Predictive performance of power posteriors
Yann McLatchie, Edwin Fong, David T. Frazier, Jeremias Knoblauch
TL;DR
Predictive performance of power posteriors investigates whether tempering the likelihood via the temperature $\tau$ improves posterior predictions. The authors prove that, under mild concentration conditions, the predictive distribution $p_n^{(\tau)}(\cdot\mid y_{1:n})$ converges to the plug-in predictive and is asymptotically independent of $\tau$ in moderate-to-large samples, though small-sample gains can occur. They derive uniform TV and KL bounds, discuss cross-validation for selecting $\tau$, and illustrate with normal-location, beta-binomial, and misspecified regression examples.

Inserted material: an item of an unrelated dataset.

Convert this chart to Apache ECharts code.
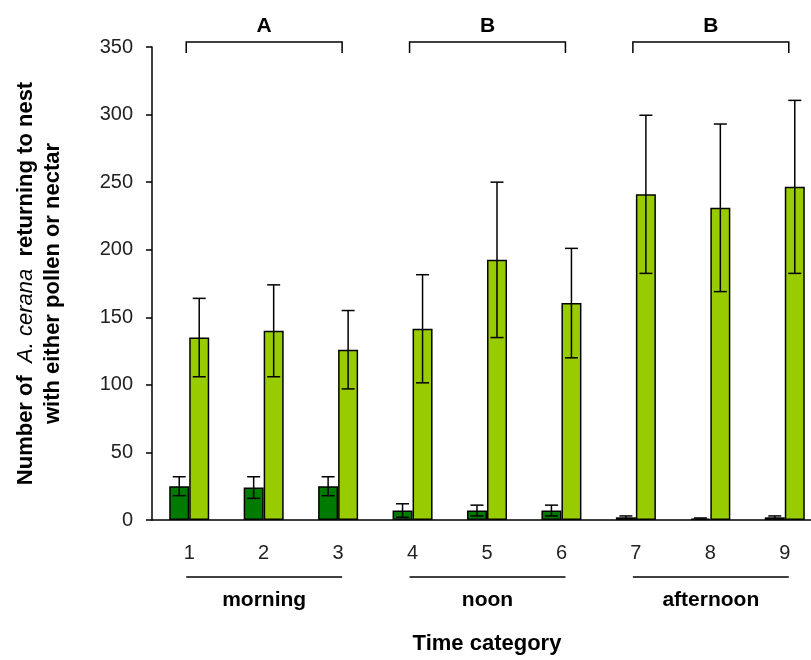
<!DOCTYPE html>
<html lang="en">
<head>
    <meta charset="UTF-8">
    <script src="https://cdn.jsdelivr.net/npm/echarts@6/dist/echarts.min.js"></script>
    <title>A. cerana foragers</title>
</head>
<style>
    body{
        width: 100%;
        height: 100%;
        margin: 0;
        padding: 0;
        background: #fff;
        overflow: hidden;
    }
</style>
<body>
<!-- plot runs past the right edge of the window, as in the original figure -->
<div id="main" style="width: 822px;height:660px;"></div>
</body>
<script>
    // time categories on the x axis
    var categories = ['1', '2', '3', '4', '5', '6', '7', '8', '9'];
    // dark bars and their error (+/-)
    var darkValues = [25, 24, 25, 7, 7, 7, 2, 1, 2];
    var darkErrors = [7, 8, 7, 5, 4, 4, 1, 0.5, 1];
    // light bars and their error (+/-)
    var lightValues = [135, 140, 126, 141.5, 192.5, 160.5, 241, 231, 246.5];
    var lightErrors = [29, 34, 29, 40, 57.5, 40.5, 58.5, 62, 64];
    // groups below the axis and letters above
    var periods = ['morning', 'noon', 'afternoon'];
    var periodStart = [0, 3, 6];
    var periodEnd = [2, 5, 8];
    var letters = ['A', 'B', 'B'];
    var yTicks = [0, 50, 100, 150, 200, 250, 300, 350];

    var BAR_W = 20;
    var FONT = 'Liberation Sans, Arial, sans-serif';

    function errorData(vals, errs) {
        var out = [];
        for (var i = 0; i < vals.length; i++) {
            out.push([i, vals[i] - errs[i], vals[i] + errs[i]]);
        }
        return out;
    }

    function errorRenderer(offset) {
        return function (params, api) {
            var lo = api.coord([api.value(0), api.value(1)]);
            var hi = api.coord([api.value(0), api.value(2)]);
            var x = lo[0] + offset;
            var cap = 6.5;
            var st = {stroke: '#000', lineWidth: 1.5};
            return {
                type: 'group',
                children: [
                    {type: 'line', shape: {x1: x, y1: lo[1], x2: x, y2: hi[1]}, style: st},
                    {type: 'line', shape: {x1: x - cap, y1: lo[1], x2: x + cap, y2: lo[1]}, style: st},
                    {type: 'line', shape: {x1: x - cap, y1: hi[1], x2: x + cap, y2: hi[1]}, style: st}
                ]
            };
        };
    }

    var chart = echarts.init(document.getElementById('main'));
    var option = {
        animation: false,
        backgroundColor: '#fff',
        grid: {left: 152, top: 47, right: 0, bottom: 138},
        xAxis: {
            type: 'category',
            data: categories,
            name: 'Time category',
            nameLocation: 'middle',
            nameGap: 113,
            nameTextStyle: {fontFamily: FONT, fontSize: 22, fontWeight: 'bold', color: '#000'},
            axisLine: {lineStyle: {color: '#000', width: 1.5}},
            axisTick: {length: 5, lineStyle: {color: '#000', width: 1.5}},
            axisLabel: {margin: 23, fontFamily: FONT, fontSize: 20, color: '#222'}
        },
        yAxis: {
            type: 'value',
            min: yTicks[0],
            max: yTicks[yTicks.length - 1],
            interval: 50,
            name: '{b|Number of  }{i|A. cerana}{b|  returning to nest}\n{b|with either pollen or nectar}',
            nameLocation: 'middle',
            nameGap: 86,
            nameTextStyle: {
                fontFamily: FONT, fontSize: 22, fontWeight: 'bold', color: '#000', lineHeight: 27,
                rich: {
                    b: {fontFamily: FONT, fontSize: 22, fontWeight: 'bold', color: '#000', lineHeight: 27},
                    i: {fontFamily: FONT, fontSize: 22, fontWeight: 'normal', fontStyle: 'italic', color: '#000', lineHeight: 27}
                }
            },
            splitLine: {show: false},
            axisLine: {show: true, lineStyle: {color: '#000', width: 1.5}},
            axisTick: {show: true, length: 6, lineStyle: {color: '#000', width: 1.5}},
            axisLabel: {margin: 19, fontFamily: FONT, fontSize: 20, color: '#222'}
        },
        series: [
            {
                name: 'dark',
                type: 'bar',
                data: darkValues,
                barWidth: BAR_W,
                barGap: '0%',
                itemStyle: {color: '#007a00', borderColor: '#000', borderWidth: 1.5}
            },
            {
                name: 'light',
                type: 'bar',
                data: lightValues,
                barWidth: BAR_W,
                barGap: '0%',
                itemStyle: {color: '#99cc00', borderColor: '#000', borderWidth: 1.5}
            },
            {
                type: 'custom',
                data: errorData(darkValues, darkErrors),
                encode: {x: 0, y: [1, 2]},
                renderItem: errorRenderer(-BAR_W / 2),
                z: 5
            },
            {
                type: 'custom',
                data: errorData(lightValues, lightErrors),
                encode: {x: 0, y: [1, 2]},
                renderItem: errorRenderer(BAR_W / 2),
                z: 5
            }
        ]
    };
    chart.setOption(option);

    // brackets on top and period lines below, placed with the axis scale
    var g = [];
    var lineSt = {stroke: '#000', lineWidth: 1.5};
    for (var k = 0; k < periods.length; k++) {
        var xa = chart.convertToPixel({xAxisIndex: 0}, periodStart[k]) - 3;
        var xb = chart.convertToPixel({xAxisIndex: 0}, periodEnd[k]) + 4;
        var mid = (xa + xb) / 2;
        var yTop = 42;
        g.push({type: 'polyline', shape: {points: [[xa, yTop + 11], [xa, yTop], [xb, yTop], [xb, yTop + 11]]}, style: {stroke: '#000', lineWidth: 1.5, fill: null}});
        g.push({type: 'text', x: mid, y: 26, style: {text: letters[k], font: 'bold 21px ' + FONT, fill: '#000', align: 'center', verticalAlign: 'middle'}});
        g.push({type: 'line', shape: {x1: xa, y1: 577, x2: xb, y2: 577}, style: lineSt});
        g.push({type: 'text', x: mid, y: 600, style: {text: periods[k], font: 'bold 21px ' + FONT, fill: '#000', align: 'center', verticalAlign: 'middle'}});
    }
    chart.setOption({graphic: g});
</script>
</html>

The results emphasize that predictive performance is driven by data and model mis-specification rather than parameter uncertainty, and tempering provides limited large-sample benefit with several caveats for finite samples and generalised Bayes formulations. They also connect these insights to calibration issues and outline avenues for extending the theory to coarsened/posterior and hierarchical models, including Bayesian neural networks.
Abstract
We analyse the impact of using tempered likelihoods in the production of posterior predictions. While the choice of temperature has an impact on predictive performance in small samples, we formally show that in moderate-to-large samples, tempering does not impact posterior predictions.